→ Task to complete: Identify and reproduce every line holding the string "this".
>> start Entries shown
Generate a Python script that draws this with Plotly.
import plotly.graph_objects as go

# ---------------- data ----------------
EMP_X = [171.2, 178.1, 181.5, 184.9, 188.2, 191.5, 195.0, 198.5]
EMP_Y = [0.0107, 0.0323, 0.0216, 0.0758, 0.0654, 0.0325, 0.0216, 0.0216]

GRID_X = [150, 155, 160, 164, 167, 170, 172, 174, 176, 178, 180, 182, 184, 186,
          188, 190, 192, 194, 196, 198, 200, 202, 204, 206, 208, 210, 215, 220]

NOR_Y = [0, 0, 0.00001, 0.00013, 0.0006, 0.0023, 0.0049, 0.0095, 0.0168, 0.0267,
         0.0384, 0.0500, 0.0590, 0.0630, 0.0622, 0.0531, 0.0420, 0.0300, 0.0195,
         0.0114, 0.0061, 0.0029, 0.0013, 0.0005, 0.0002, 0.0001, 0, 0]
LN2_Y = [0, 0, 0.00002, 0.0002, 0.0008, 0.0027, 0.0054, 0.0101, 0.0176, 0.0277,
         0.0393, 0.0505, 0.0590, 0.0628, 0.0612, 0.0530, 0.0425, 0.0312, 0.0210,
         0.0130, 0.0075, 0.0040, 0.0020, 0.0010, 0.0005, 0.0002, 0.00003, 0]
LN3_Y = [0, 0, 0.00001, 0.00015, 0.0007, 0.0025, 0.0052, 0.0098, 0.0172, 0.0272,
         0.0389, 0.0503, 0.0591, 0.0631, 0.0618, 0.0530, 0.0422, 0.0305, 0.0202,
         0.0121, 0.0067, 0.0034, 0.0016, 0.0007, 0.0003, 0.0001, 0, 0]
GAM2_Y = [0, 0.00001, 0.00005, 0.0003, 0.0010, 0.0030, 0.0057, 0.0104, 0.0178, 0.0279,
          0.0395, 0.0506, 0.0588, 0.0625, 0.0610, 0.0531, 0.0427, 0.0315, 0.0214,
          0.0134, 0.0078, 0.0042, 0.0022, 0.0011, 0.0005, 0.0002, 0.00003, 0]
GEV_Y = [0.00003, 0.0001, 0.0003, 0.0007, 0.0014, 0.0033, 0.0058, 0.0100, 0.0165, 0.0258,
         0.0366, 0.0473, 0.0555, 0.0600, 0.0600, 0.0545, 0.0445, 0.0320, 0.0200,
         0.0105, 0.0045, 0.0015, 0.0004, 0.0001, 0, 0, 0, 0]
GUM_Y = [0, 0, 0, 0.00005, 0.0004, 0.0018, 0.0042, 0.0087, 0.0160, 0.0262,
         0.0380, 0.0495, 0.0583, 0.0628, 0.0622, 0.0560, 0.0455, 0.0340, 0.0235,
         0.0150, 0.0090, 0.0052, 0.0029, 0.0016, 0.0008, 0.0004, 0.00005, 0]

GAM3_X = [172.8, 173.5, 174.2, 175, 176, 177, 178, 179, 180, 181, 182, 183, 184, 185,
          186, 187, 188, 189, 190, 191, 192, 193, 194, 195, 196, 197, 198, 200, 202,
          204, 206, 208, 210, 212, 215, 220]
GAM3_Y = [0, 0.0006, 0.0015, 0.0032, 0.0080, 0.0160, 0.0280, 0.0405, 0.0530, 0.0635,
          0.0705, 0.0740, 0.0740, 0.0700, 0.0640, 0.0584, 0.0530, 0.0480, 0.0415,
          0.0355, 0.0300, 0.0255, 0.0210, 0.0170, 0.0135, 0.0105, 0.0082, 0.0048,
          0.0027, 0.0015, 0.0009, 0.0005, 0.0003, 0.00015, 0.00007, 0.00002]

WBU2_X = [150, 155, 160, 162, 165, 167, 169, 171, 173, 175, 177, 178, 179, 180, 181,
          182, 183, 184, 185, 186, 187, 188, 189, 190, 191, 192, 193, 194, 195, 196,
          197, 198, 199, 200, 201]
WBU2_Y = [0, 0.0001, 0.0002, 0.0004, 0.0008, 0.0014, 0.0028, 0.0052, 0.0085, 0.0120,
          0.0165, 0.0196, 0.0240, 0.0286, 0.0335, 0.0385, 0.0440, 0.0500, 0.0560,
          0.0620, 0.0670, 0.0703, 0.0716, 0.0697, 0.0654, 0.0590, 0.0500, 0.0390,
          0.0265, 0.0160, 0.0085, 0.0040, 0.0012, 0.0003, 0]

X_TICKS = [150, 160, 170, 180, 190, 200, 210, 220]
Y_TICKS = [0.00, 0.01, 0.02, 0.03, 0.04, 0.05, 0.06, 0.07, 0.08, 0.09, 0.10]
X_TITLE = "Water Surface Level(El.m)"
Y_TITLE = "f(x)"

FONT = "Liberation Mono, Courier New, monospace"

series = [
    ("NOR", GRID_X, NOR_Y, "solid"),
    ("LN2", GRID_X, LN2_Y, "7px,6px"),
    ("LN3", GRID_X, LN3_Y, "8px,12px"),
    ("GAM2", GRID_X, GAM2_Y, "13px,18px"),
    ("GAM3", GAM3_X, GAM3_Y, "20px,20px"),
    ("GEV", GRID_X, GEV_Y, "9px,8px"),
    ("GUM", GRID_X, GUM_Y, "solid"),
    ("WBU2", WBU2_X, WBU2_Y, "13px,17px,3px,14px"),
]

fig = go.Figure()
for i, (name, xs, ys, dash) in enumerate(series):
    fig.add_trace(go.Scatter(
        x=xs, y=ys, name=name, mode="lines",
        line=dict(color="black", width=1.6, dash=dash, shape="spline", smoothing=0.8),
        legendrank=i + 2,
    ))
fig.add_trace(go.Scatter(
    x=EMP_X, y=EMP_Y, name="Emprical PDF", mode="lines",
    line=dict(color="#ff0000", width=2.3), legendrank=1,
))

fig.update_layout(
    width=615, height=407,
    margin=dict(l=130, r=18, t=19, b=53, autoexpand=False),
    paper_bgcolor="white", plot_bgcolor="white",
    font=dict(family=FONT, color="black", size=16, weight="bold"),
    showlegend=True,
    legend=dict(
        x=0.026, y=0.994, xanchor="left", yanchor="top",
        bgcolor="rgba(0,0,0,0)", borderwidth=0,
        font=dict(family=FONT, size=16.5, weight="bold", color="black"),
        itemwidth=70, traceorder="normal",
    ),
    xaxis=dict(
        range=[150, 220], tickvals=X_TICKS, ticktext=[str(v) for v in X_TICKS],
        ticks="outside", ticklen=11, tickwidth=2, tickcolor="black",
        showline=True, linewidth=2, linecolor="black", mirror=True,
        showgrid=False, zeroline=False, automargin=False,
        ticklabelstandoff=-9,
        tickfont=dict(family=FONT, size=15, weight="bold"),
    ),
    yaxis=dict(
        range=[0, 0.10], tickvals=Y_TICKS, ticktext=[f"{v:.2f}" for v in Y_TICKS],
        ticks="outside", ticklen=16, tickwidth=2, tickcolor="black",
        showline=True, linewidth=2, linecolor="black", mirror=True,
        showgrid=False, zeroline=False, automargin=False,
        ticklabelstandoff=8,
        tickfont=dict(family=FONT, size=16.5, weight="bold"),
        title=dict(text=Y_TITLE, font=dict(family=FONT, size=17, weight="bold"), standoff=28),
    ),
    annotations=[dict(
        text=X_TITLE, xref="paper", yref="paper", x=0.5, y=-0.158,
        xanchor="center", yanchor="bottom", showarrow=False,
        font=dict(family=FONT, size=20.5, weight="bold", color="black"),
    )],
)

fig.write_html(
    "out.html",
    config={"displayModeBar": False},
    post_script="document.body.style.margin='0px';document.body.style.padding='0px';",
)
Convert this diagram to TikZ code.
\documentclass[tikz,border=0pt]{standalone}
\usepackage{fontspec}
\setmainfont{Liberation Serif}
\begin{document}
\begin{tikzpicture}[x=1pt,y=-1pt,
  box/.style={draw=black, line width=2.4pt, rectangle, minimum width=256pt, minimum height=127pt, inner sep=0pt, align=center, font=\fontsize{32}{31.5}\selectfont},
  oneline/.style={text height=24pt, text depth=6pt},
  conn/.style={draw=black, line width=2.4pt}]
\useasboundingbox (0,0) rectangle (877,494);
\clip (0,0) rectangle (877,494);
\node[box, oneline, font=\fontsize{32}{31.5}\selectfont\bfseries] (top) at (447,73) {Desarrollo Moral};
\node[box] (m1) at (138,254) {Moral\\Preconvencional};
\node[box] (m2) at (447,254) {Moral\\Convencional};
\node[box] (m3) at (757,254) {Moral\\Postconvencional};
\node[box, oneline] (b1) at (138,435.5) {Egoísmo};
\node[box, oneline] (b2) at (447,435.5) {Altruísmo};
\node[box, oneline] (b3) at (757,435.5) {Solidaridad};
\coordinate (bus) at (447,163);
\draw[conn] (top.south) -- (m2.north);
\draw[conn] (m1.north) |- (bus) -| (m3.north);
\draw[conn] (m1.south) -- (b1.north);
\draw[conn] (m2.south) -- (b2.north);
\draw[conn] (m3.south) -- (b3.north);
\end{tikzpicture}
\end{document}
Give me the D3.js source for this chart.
>> end Entries shown
→ Solved problem:
Generate a Python script that draws this with Plotly.
Convert this diagram to TikZ code.
Give me the D3.js source for this chart.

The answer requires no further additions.